Written problem
Provide an exact reproduction of every entry.

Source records
--------------------------------------------------

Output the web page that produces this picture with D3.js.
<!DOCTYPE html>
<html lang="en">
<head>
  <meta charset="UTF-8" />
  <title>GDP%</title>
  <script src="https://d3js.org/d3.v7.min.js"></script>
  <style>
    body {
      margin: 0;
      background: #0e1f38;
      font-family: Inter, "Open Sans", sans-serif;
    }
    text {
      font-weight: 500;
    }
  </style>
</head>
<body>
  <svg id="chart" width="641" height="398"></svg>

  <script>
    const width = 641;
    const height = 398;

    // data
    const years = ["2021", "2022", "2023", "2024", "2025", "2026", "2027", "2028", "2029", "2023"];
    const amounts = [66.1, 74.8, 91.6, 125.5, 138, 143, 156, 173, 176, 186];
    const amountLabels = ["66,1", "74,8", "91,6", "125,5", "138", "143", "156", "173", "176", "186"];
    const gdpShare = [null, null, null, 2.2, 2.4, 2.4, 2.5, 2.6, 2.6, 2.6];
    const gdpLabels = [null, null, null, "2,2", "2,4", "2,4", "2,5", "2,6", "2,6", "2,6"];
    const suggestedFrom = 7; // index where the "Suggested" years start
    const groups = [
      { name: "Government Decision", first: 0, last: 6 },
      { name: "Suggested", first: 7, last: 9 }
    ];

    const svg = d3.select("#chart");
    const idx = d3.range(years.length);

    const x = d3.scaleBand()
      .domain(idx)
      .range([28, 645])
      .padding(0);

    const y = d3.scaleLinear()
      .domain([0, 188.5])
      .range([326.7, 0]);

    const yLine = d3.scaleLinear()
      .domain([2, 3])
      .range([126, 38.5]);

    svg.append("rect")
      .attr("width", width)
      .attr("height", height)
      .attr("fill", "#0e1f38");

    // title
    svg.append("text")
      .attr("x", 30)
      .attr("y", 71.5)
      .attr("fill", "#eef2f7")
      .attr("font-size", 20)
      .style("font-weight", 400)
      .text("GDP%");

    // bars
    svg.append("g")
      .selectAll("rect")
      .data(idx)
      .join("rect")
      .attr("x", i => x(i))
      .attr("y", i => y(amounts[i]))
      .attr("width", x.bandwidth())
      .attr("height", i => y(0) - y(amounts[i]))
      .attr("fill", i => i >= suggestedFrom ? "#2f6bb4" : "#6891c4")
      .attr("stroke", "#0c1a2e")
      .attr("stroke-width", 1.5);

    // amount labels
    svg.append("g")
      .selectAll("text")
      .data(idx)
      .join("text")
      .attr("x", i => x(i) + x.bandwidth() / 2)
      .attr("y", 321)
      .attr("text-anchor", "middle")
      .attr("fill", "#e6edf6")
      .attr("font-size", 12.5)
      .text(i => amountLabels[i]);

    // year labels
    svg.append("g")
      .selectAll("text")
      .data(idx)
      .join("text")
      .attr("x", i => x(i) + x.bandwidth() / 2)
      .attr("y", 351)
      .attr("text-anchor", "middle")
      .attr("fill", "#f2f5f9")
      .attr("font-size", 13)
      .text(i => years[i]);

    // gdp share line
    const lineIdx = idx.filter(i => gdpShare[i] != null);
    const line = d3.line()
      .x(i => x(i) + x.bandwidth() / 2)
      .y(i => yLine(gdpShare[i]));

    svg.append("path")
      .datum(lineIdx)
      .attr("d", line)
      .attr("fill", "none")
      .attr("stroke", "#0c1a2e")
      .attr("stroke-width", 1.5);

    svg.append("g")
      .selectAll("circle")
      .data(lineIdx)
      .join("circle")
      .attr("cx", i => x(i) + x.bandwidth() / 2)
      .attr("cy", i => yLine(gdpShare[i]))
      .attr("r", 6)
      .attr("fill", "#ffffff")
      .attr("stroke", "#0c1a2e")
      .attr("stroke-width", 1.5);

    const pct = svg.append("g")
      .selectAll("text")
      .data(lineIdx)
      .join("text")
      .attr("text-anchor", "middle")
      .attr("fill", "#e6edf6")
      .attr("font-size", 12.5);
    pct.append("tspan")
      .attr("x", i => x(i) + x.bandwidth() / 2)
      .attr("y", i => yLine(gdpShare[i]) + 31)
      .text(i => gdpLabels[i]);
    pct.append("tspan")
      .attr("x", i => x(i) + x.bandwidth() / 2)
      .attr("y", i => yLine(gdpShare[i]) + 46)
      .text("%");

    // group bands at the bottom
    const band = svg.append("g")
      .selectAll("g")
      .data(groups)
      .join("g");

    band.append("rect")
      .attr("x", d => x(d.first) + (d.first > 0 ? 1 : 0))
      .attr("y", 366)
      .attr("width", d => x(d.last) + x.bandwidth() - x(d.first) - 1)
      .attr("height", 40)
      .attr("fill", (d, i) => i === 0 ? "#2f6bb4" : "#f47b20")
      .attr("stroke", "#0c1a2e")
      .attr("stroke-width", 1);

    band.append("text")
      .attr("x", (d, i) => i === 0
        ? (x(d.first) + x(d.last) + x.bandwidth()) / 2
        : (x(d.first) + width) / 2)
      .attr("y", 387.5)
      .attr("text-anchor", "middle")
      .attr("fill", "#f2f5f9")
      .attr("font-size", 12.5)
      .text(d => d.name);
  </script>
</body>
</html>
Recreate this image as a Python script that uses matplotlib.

--------------------------------------------------

Complete answer
Output the web page that produces this picture with D3.js.
<!DOCTYPE html>
<html lang="en">
<head>
  <meta charset="UTF-8" />
  <title>GDP%</title>
  <script src="https://d3js.org/d3.v7.min.js"></script>
  <style>
    body {
      margin: 0;
      background: #0e1f38;
      font-family: Inter, "Open Sans", sans-serif;
    }
    text {
      font-weight: 500;
    }
  </style>
</head>
<body>
  <svg id="chart" width="641" height="398"></svg>

  <script>
    const width = 641;
    const height = 398;

    // data
    const years = ["2021", "2022", "2023", "2024", "2025", "2026", "2027", "2028", "2029", "2023"];
    const amounts = [66.1, 74.8, 91.6, 125.5, 138, 143, 156, 173, 176, 186];
    const amountLabels = ["66,1", "74,8", "91,6", "125,5", "138", "143", "156", "173", "176", "186"];
    const gdpShare = [null, null, null, 2.2, 2.4, 2.4, 2.5, 2.6, 2.6, 2.6];
    const gdpLabels = [null, null, null, "2,2", "2,4", "2,4", "2,5", "2,6", "2,6", "2,6"];
    const suggestedFrom = 7; // index where the "Suggested" years start
    const groups = [
      { name: "Government Decision", first: 0, last: 6 },
      { name: "Suggested", first: 7, last: 9 }
    ];

    const svg = d3.select("#chart");
    const idx = d3.range(years.length);

    const x = d3.scaleBand()
      .domain(idx)
      .range([28, 645])
      .padding(0);

    const y = d3.scaleLinear()
      .domain([0, 188.5])
      .range([326.7, 0]);

    const yLine = d3.scaleLinear()
      .domain([2, 3])
      .range([126, 38.5]);

    svg.append("rect")
      .attr("width", width)
      .attr("height", height)
      .attr("fill", "#0e1f38");

    // title
    svg.append("text")
      .attr("x", 30)
      .attr("y", 71.5)
      .attr("fill", "#eef2f7")
      .attr("font-size", 20)
      .style("font-weight", 400)
      .text("GDP%");

    // bars
    svg.append("g")
      .selectAll("rect")
      .data(idx)
      .join("rect")
      .attr("x", i => x(i))
      .attr("y", i => y(amounts[i]))
      .attr("width", x.bandwidth())
      .attr("height", i => y(0) - y(amounts[i]))
      .attr("fill", i => i >= suggestedFrom ? "#2f6bb4" : "#6891c4")
      .attr("stroke", "#0c1a2e")
      .attr("stroke-width", 1.5);

    // amount labels
    svg.append("g")
      .selectAll("text")
      .data(idx)
      .join("text")
      .attr("x", i => x(i) + x.bandwidth() / 2)
      .attr("y", 321)
      .attr("text-anchor", "middle")
      .attr("fill", "#e6edf6")
      .attr("font-size", 12.5)
      .text(i => amountLabels[i]);

    // year labels
    svg.append("g")
      .selectAll("text")
      .data(idx)
      .join("text")
      .attr("x", i => x(i) + x.bandwidth() / 2)
      .attr("y", 351)
      .attr("text-anchor", "middle")
      .attr("fill", "#f2f5f9")
      .attr("font-size", 13)
      .text(i => years[i]);

    // gdp share line
    const lineIdx = idx.filter(i => gdpShare[i] != null);
    const line = d3.line()
      .x(i => x(i) + x.bandwidth() / 2)
      .y(i => yLine(gdpShare[i]));

    svg.append("path")
      .datum(lineIdx)
      .attr("d", line)
      .attr("fill", "none")
      .attr("stroke", "#0c1a2e")
      .attr("stroke-width", 1.5);

    svg.append("g")
      .selectAll("circle")
      .data(lineIdx)
      .join("circle")
      .attr("cx", i => x(i) + x.bandwidth() / 2)
      .attr("cy", i => yLine(gdpShare[i]))
      .attr("r", 6)
      .attr("fill", "#ffffff")
      .attr("stroke", "#0c1a2e")
      .attr("stroke-width", 1.5);

    const pct = svg.append("g")
      .selectAll("text")
      .data(lineIdx)
      .join("text")
      .attr("text-anchor", "middle")
      .attr("fill", "#e6edf6")
      .attr("font-size", 12.5);
    pct.append("tspan")
      .attr("x", i => x(i) + x.bandwidth() / 2)
      .attr("y", i => yLine(gdpShare[i]) + 31)
      .text(i => gdpLabels[i]);
    pct.append("tspan")
      .attr("x", i => x(i) + x.bandwidth() / 2)
      .attr("y", i => yLine(gdpShare[i]) + 46)
      .text("%");

    // group bands at the bottom
    const band = svg.append("g")
      .selectAll("g")
      .data(groups)
      .join("g");

    band.append("rect")
      .attr("x", d => x(d.first) + (d.first > 0 ? 1 : 0))
      .attr("y", 366)
      .attr("width", d => x(d.last) + x.bandwidth() - x(d.first) - 1)
      .attr("height", 40)
      .attr("fill", (d, i) => i === 0 ? "#2f6bb4" : "#f47b20")
      .attr("stroke", "#0c1a2e")
      .attr("stroke-width", 1);

    band.append("text")
      .attr("x", (d, i) => i === 0
        ? (x(d.first) + x(d.last) + x.bandwidth()) / 2
        : (x(d.first) + width) / 2)
      .attr("y", 387.5)
      .attr("text-anchor", "middle")
      .attr("fill", "#f2f5f9")
      .attr("font-size", 12.5)
      .text(d => d.name);
  </script>
</body>
</html>
Recreate this image as a Python script that uses matplotlib.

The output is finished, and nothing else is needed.